PajakOnline.com—Direktorat Jenderal Pajak (DJP) menyatakan ketentuan terkait kenaikan tarif pemotongan PPh Pasal 23 lebih tinggi 100% dari tarif normal masih berlaku, meskipun Nomor Induk Kependudukan (NIK) dapat digunakan sebagai NPWP.
DJP menjelaskan NIK yang berlaku sebagai NPWP ini harus terlebih dahulu dilakukan aktivasi. Sehubungan dengan Peraturan Menteri Keuangan (PMK) Nomor 112 Tahun 2022, aktivasi NIK pun dapat dilakukan melalui dua cara, yaitu permohonan pendaftaran oleh wajib pajak atau secara jabatan.
Melalui akun media sosial Twitter @kring_pajak, DJP mengatakan sepanjang NIK tersebut belum diaktivasi menjadi NPWP, maka ketentuan kenaikan tarif 100% bagi non-NPWP tetap berlaku.
Sebagai tambahan informasi, PMK 112/2022 adalah ketentuan teknis dari penggunaan Nomor Induk Kependudukan (NIK) sebagai NPWP sesuai dengan yang telah diamanatkan melalui UU Harmonisasi Peraturan Perpajakan (HPP).
Sementara itu, PPh Pasal 23 ialah pajak penghasilan dalam tahun berjalan yang dipotong atas penghasilan dalam tahun berjalan yang dipotong atas penghasilan diterima atau diperoleh oleh wajib pajak dalam negeri. Dapat pula berbentuk Bentuk Usaha Tetap (BUT) yang berasal dari penyerahan jasa, modal, atau penyelenggaraan kegiatan selain yang dipotong PPh Pasal 21 yang dibayarkan atau terutang oleh badan pemerintah, BUT, penyelenggara kegiatan, subjek pajak badan dalam negeri, atau perwakilan perusahaan luar negeri yang lain.
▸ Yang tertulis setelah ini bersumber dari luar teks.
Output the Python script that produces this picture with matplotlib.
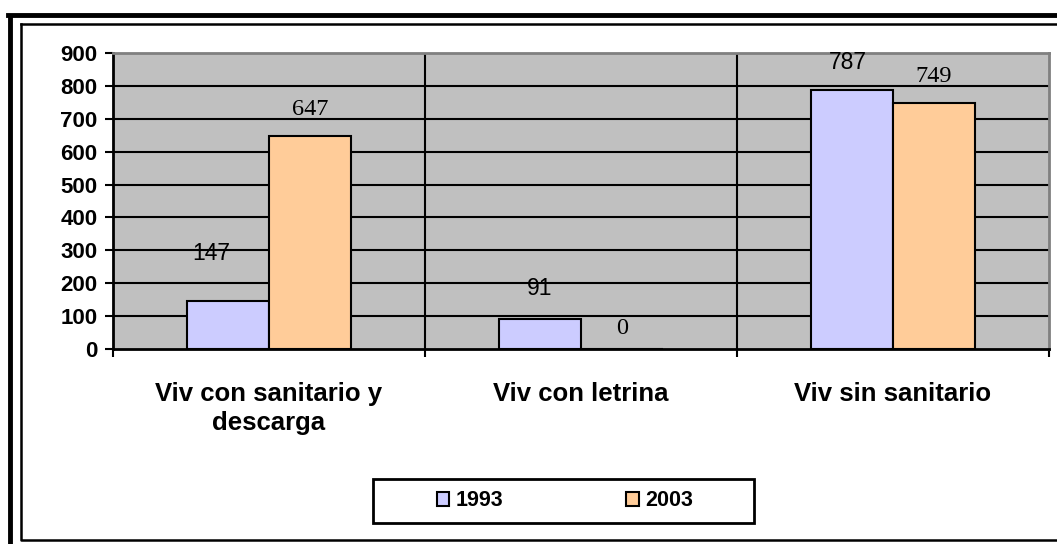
import matplotlib
matplotlib.use('Agg')
import matplotlib.pyplot as plt
from matplotlib.patches import Rectangle, Patch
from matplotlib.lines import Line2D
import numpy as np

# data
categories = ['Viv con sanitario y\ndescarga', 'Viv con letrina', 'Viv sin sanitario']
years = ['1993', '2003']
v1993 = [147, 91, 787]
v2003 = [647, 0, 749]
yticks = [0, 100, 200, 300, 400, 500, 600, 700, 800, 900]

colors = ['#CCCCFF', '#FFCC99']
# label offsets (points) as placed in the original, (dx, dy) above bar top
off1993 = [(-12, 34), (0, 22), (-3, 20)]
off2003 = [(0, 19), (0, 15), (0, 19)]

fig = plt.figure(figsize=(10.57, 5.44), dpi=100)
ax = fig.add_axes([113/1057, 1-349/544, (1049-113)/1057, (349-53)/544])
ax.set_facecolor('#C0C0C0')

x = np.arange(len(categories))
w = 0.263
b1 = ax.bar(x - w/2, v1993, w, color=colors[0], edgecolor='black', linewidth=1.5, zorder=3)
b2 = ax.bar(x + w/2, v2003, w, color=colors[1], edgecolor='black', linewidth=1.5, zorder=3)

for i in range(len(x)):
    ax.annotate(str(v1993[i]), (x[i] - w/2, v1993[i]), xytext=off1993[i],
                textcoords='offset points', ha='center', va='center',
                fontsize=16.5, family='Liberation Sans', zorder=4)
    ax.annotate(str(v2003[i]), (x[i] + w/2, v2003[i]), xytext=off2003[i],
                textcoords='offset points', ha='center', va='center',
                fontsize=17.5, family='Liberation Serif', zorder=4)

ax.set_xlim(-0.5, 2.5)
ax.set_ylim(0, 900)
ax.set_yticks(yticks)
ax.set_yticklabels([str(t) for t in yticks], fontsize=16, fontweight='bold', family='Liberation Sans')
for t in yticks[1:-1]:
    ax.axhline(t, color='black', lw=1.5, zorder=1)
for b in [0.5, 1.5]:
    ax.axvline(b, color='black', lw=1.5, zorder=1)

ax.set_xticks(x)
ax.set_xticklabels(categories, fontsize=18.5, fontweight='bold', family='Liberation Sans', linespacing=1.25)
ax.set_xticks([-0.5, 0.5, 1.5, 2.5], minor=True)
ax.tick_params(axis='x', which='major', length=0, pad=24)
ax.tick_params(axis='x', which='minor', length=6, width=1.5, direction='out')
ax.tick_params(axis='y', length=6, width=1.5, direction='out', pad=5)

ax.spines['left'].set_linewidth(2)
ax.spines['bottom'].set_linewidth(2)
ax.spines['top'].set_color('#808080')
ax.spines['right'].set_color('#808080')
ax.spines['top'].set_linewidth(2)
ax.spines['right'].set_linewidth(2)

# legend with its own frame
handles = [Patch(facecolor=c, edgecolor='black', linewidth=1.5) for c in colors]
leg = fig.legend(handles, years, loc='center', bbox_to_anchor=(565/1057, 1-501/544),
                 ncol=2, frameon=False, handlelength=0.6, handleheight=0.6,
                 handletextpad=0.3, columnspacing=5.7,
                 prop={'family': 'Liberation Sans', 'weight': 'bold', 'size': 15.5})
fig.add_artist(Rectangle((373/1057, 1-523/544), (754-373)/1057, 44/544,
                         transform=fig.transFigure, fill=False, edgecolor='black', lw=2))

# outer double border
fig.add_artist(Line2D([10/1057, 10/1057], [0, 1-16/544], transform=fig.transFigure, color='black', lw=3.5))
fig.add_artist(Line2D([8/1057, 1], [1-14.5/544, 1-14.5/544], transform=fig.transFigure, color='black', lw=3.5))
fig.add_artist(Line2D([21/1057, 21/1057, 1], [1-24/544, 1-540/544, 1-540/544], transform=fig.transFigure, color='black', lw=1.8))
fig.add_artist(Line2D([21/1057, 1], [1-24/544, 1-24/544], transform=fig.transFigure, color='black', lw=1.8))

fig.savefig('out.png', dpi=100)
Umumnya, penghasilan tersebut terjadi ketika terdapat transaksi antara dua pihak. Pihak yang menerima penghasilan atau penjual dan pemberi jasa akan dikenakan PPh Pasal 23. Pihak pemberi penghasilan atau penerima jasa atau pembeli akan memotong dan melaporkan PPh Pasal 23 tersebut pada kantor pajak.
Adapun, 2 jenis tarif yang dikenakan pada penghasilan yaitu 15% dan 2% tergantung dari objek PPh Pasal 23. Contohnya ialah objek PPh Pasal 23 yang terkena tarif 15% di antaranya, yaitu hadiah, bonus, royalti, dan penghargaan.
Contoh, objek PPh Pasal 23 yang dikenai tarif 2% ialah sewa dan penghasilan lain sehubungan dengan penggunaan harta, kecuali sewa dan penghasilan lainnya terkait dengan penggunaan harta yang telah dikenai PPh dalam Pasal 4 ayat 2 UU PPh.